Italy has made history by becoming the first Western country to ban the use of ChatGPT, a popular chatbot created by OpenAI and backed by Microsoft. The ban comes after the Italian data-protection authority raised concerns over the app’s privacy and data protection measures. The regulator has also launched an investigation into OpenAI, stating that the ban will take effect immediately.
ChatGPT is an advanced chatbot that uses natural, human-like language to answer questions and can mimic other writing styles. It has been used by millions of people since its launch in November 2022 and was added to Bing last month. Microsoft has also announced that it will embed a version of the technology in its Office apps, including Word, Excel, PowerPoint, and Outlook.

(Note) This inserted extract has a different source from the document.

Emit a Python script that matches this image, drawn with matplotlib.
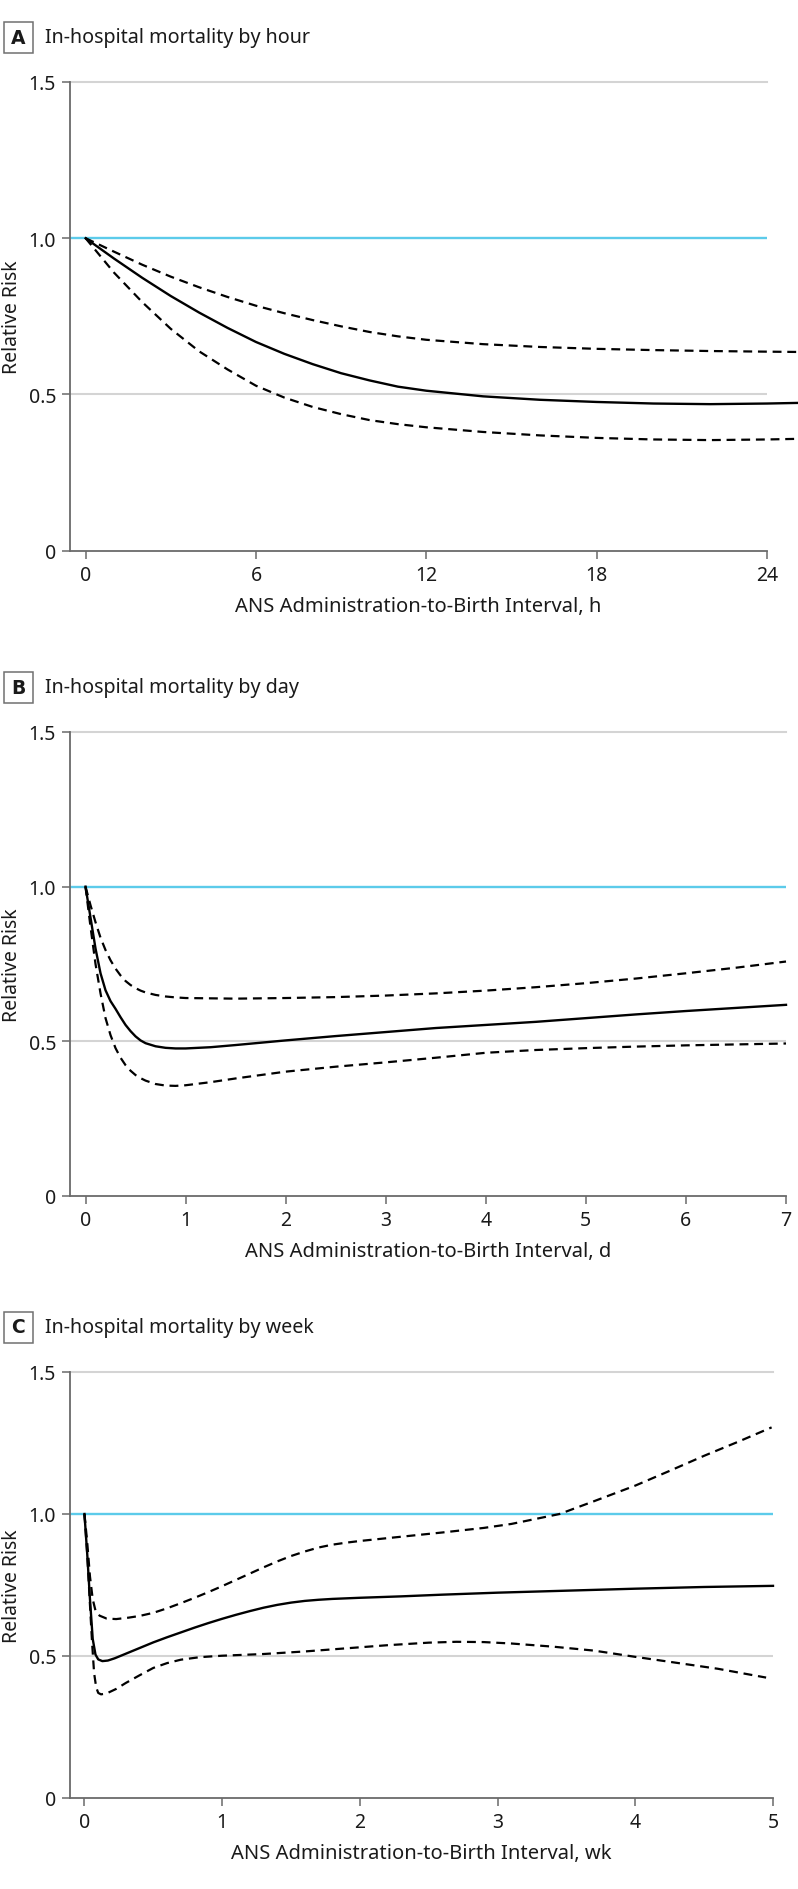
import matplotlib
matplotlib.use("Agg")
import matplotlib.pyplot as plt
from matplotlib.patches import Rectangle

# Panel A - by hour
hours = [0, 1, 2, 3, 4, 5, 6, 7, 8, 9, 10, 11, 12, 14, 16, 18, 20, 22, 24, 25.1]
rr_hour = [1.0, 0.935, 0.873, 0.815, 0.762, 0.713, 0.668, 0.63, 0.597, 0.568, 0.545, 0.525,
           0.512, 0.494, 0.483, 0.476, 0.471, 0.469, 0.471, 0.473]
hi_hour = [1.0, 0.957, 0.915, 0.877, 0.843, 0.812, 0.784, 0.76, 0.738, 0.718, 0.70, 0.686,
           0.675, 0.661, 0.652, 0.646, 0.642, 0.639, 0.637, 0.636]
lo_hour = [1.0, 0.89, 0.795, 0.71, 0.638, 0.58, 0.528, 0.49, 0.46, 0.437, 0.418, 0.405,
           0.395, 0.38, 0.369, 0.361, 0.356, 0.354, 0.356, 0.358]

# Panel B - by day
days = [0, 0.05, 0.1, 0.15, 0.2, 0.25, 0.3, 0.35, 0.4, 0.45, 0.5, 0.55, 0.6, 0.7, 0.8, 0.9,
        1.0, 1.25, 1.5, 2, 2.5, 3, 3.5, 4, 4.5, 5, 5.5, 6, 6.5, 7]
rr_day = [1.0, 0.9, 0.8, 0.72, 0.665, 0.63, 0.605, 0.578, 0.553, 0.533, 0.516, 0.503, 0.494,
          0.484, 0.479, 0.477, 0.477, 0.481, 0.488, 0.503, 0.517, 0.53, 0.543, 0.553, 0.563,
          0.575, 0.587, 0.598, 0.608, 0.618]
hi_day = [1.0, 0.94, 0.885, 0.835, 0.795, 0.762, 0.735, 0.713, 0.695, 0.682, 0.672, 0.664,
          0.658, 0.65, 0.645, 0.642, 0.64, 0.639, 0.638, 0.64, 0.643, 0.648, 0.655, 0.664,
          0.675, 0.688, 0.703, 0.72, 0.738, 0.758]
lo_day = [1.0, 0.87, 0.75, 0.655, 0.575, 0.52, 0.478, 0.447, 0.423, 0.405, 0.391, 0.381,
          0.373, 0.362, 0.357, 0.356, 0.358, 0.368, 0.38, 0.402, 0.418, 0.432, 0.447, 0.463,
          0.472, 0.478, 0.483, 0.487, 0.49, 0.493]

# Panel C - by week
wk_mid = [0, 0.02, 0.04, 0.06, 0.08, 0.1, 0.13, 0.17, 0.22, 0.3, 0.4, 0.5, 0.6, 0.7, 0.8,
          0.9, 1.0, 1.1, 1.2, 1.3, 1.4, 1.5, 1.6, 1.7, 1.8, 2.0, 2.3, 2.6, 3.0, 3.5, 4.0,
          4.5, 5.0]
rr_wk = [1.0, 0.86, 0.70, 0.56, 0.505, 0.488, 0.482, 0.484, 0.492, 0.508, 0.528, 0.548,
         0.566, 0.583, 0.60, 0.616, 0.631, 0.645, 0.658, 0.67, 0.68, 0.688, 0.694, 0.698,
         0.701, 0.705, 0.71, 0.716, 0.723, 0.73, 0.737, 0.743, 0.747]
wk_hi = [0, 0.02, 0.04, 0.06, 0.08, 0.11, 0.16, 0.23, 0.32, 0.4, 0.5, 0.6, 0.7, 0.8, 0.9,
         1.0, 1.1, 1.2, 1.3, 1.4, 1.5, 1.6, 1.7, 1.8, 1.9, 2.0, 2.3, 2.6, 2.9, 3.1, 3.3,
         3.45, 3.7, 4.0, 4.25, 4.5, 4.75, 4.99]
hi_wk = [1.0, 0.90, 0.78, 0.70, 0.66, 0.642, 0.632, 0.63, 0.635, 0.641, 0.652, 0.668,
         0.686, 0.705, 0.725, 0.746, 0.768, 0.79, 0.812, 0.833, 0.852, 0.868, 0.882, 0.892,
         0.899, 0.905, 0.92, 0.935, 0.951, 0.965, 0.985, 1.0, 1.045, 1.10, 1.152, 1.205,
         1.255, 1.305]
wk_lo = [0, 0.02, 0.04, 0.055, 0.07, 0.085, 0.1, 0.12, 0.16, 0.23, 0.3, 0.4, 0.5, 0.6, 0.7,
         0.84, 1.0, 1.3, 1.6, 1.9, 2.2, 2.5, 2.7, 2.9, 3.1, 3.4, 3.7, 4.0, 4.3, 4.6, 4.95]
lo_wk = [1.0, 0.86, 0.68, 0.55, 0.44, 0.39, 0.37, 0.365, 0.368, 0.384, 0.405, 0.432, 0.458,
         0.475, 0.487, 0.496, 0.501, 0.507, 0.516, 0.527, 0.538, 0.547, 0.55, 0.549, 0.544,
         0.533, 0.519, 0.497, 0.476, 0.455, 0.424]

W, H = 798, 1890
fig = plt.figure(figsize=(W / 100, H / 100), dpi=100)
fig.patch.set_facecolor('white')

FONT = ['Noto Sans', 'DejaVu Sans']
TXT = '#1a1a1a'
AXIS_GREY = '#6a6a6a'
DASH = (0, (4, 2.6))


def add_ax(left, top, right, bottom):
    return fig.add_axes([left / W, 1 - bottom / H, (right - left) / W, (bottom - top) / H])


def panel_title(letter, title, yc):
    # boxed panel letter
    fig.patches.append(Rectangle((4 / W, 1 - (yc + 15.5) / H), 29 / W, 31 / H,
                                 transform=fig.transFigure, fill=False,
                                 ec='#707070', lw=1.1))
    fig.text(18.5 / W, 1 - yc / H, letter, ha='center', va='center', fontsize=13.5,
             fontweight='bold', family='DejaVu Sans', color=TXT)
    fig.text(45 / W, 1 - yc / H, title, ha='left', va='center', fontsize=14.2,
             family=FONT, color=TXT)


def style(ax, xticks, xlabel, width_px):
    for s in ['top', 'right']:
        ax.spines[s].set_visible(False)
    for s in ['left', 'bottom']:
        ax.spines[s].set_color(AXIS_GREY)
        ax.spines[s].set_linewidth(1.3)
    ax.set_ylim(0, 1.5)
    ax.set_yticks([0, 0.5, 1.0, 1.5])
    ax.set_yticklabels(['0', '0.5', '1.0', '1.5'], family=FONT, fontsize=14, color=TXT)
    ax.set_xticks(xticks)
    ax.set_xticklabels([str(t) for t in xticks], family=FONT, fontsize=14, color=TXT)
    ax.tick_params(direction='out', length=6, width=1.1, color=AXIS_GREY, pad=4)
    ax.axhline(0.5, color='#d4d4d4', lw=1.5, zorder=1)
    ax.axhline(1.5, color='#d4d4d4', lw=1.5, zorder=1, clip_on=False)
    ax.axhline(1.0, color='#5ccbea', lw=1.7, zorder=1)
    ax.set_ylabel('Relative Risk', family=FONT, fontsize=14, color=TXT)
    ax.yaxis.set_label_coords((22 - 70) / width_px, 0.5)
    ax.set_xlabel(xlabel, family=FONT, fontsize=14.5, color=TXT, labelpad=8)


# A
panel_title('A', 'In-hospital mortality by hour', 38)
axA = add_ax(70, 83, 767, 551.7)
axA.set_xlim(-0.55, 24)
style(axA, [0, 6, 12, 18, 24], 'ANS Administration-to-Birth Interval, h', 697)
axA.plot(hours, rr_hour, color='black', lw=1.7, clip_on=False, zorder=3)
axA.plot(hours, hi_hour, color='black', lw=1.6, ls=DASH, clip_on=False, zorder=3)
axA.plot(hours, lo_hour, color='black', lw=1.6, ls=DASH, clip_on=False, zorder=3)

# B
panel_title('B', 'In-hospital mortality by day', 688)
axB = add_ax(70, 733, 786, 1197)
axB.set_xlim(-0.155, 7)
style(axB, [0, 1, 2, 3, 4, 5, 6, 7], 'ANS Administration-to-Birth Interval, d', 716)
axB.plot(days, rr_day, color='black', lw=1.7, clip_on=False, zorder=3)
axB.plot(days, hi_day, color='black', lw=1.6, ls=DASH, clip_on=False, zorder=3)
axB.plot(days, lo_day, color='black', lw=1.6, ls=DASH, clip_on=False, zorder=3)

# C
panel_title('C', 'In-hospital mortality by week', 1328)
axC = add_ax(70, 1373, 773, 1799)
axC.set_xlim(-0.105, 5)
style(axC, [0, 1, 2, 3, 4, 5], 'ANS Administration-to-Birth Interval, wk', 703)
axC.plot(wk_mid, rr_wk, color='black', lw=1.7, clip_on=False, zorder=3)
axC.plot(wk_hi, hi_wk, color='black', lw=1.6, ls=DASH, clip_on=False, zorder=3)
axC.plot(wk_lo, lo_wk, color='black', lw=1.6, ls=DASH, clip_on=False, zorder=3)

fig.savefig('out.png', dpi=100, facecolor='white')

However, concerns have been raised over the potential risks of AI, including its threat to jobs and the spreading of misinformation and bias. Earlier this week, key figures in tech, including Elon Musk, called for a suspension of these types of AI systems amid fears that the race to develop them was out of control.
Italia will not only ban the use of OpenAI’s chatbot but will also investigate whether it complies with the General Data Protection Regulation (GDPR), which governs the way in which personal data can be used, processed, and stored. There are also concerns over a data breach involving user conversations and payment information and the mass collection and storage of personal data for the purpose of “training” the algorithms underlying the operation of the platform.
Additionally, since there is no way to verify the age of users, the app “exposes minors to absolutely unsuitable answers compared to their degree of development and awareness.” As a result, Google’s rival artificial-intelligence chatbot, Bard, is only available to specific users over the age of 18.
OpenAI has been given 20 days to respond to the watchdog’s concerns or face a fine of €20 million ($21.7m) or up to 4% of its annual revenues. The Irish data protection commission, responsible for upholding the fundamental right of individuals in the EU to have their personal data protected, has stated that it is following up with the Italian regulator to understand the basis for their action and “will coordinate with all EU data protection authorities” in connection to the ban.
Consumer advocacy group BEUC has also called on EU and national authorities to investigate ChatGPT and similar chatbots, following the filing of a complaint in the US. While the EU is currently working on the world’s first legislation on AI, BEUC is concerned that it would take years before the AI Act could take effect, leaving consumers at risk of harm from a technology that is not sufficiently regulated.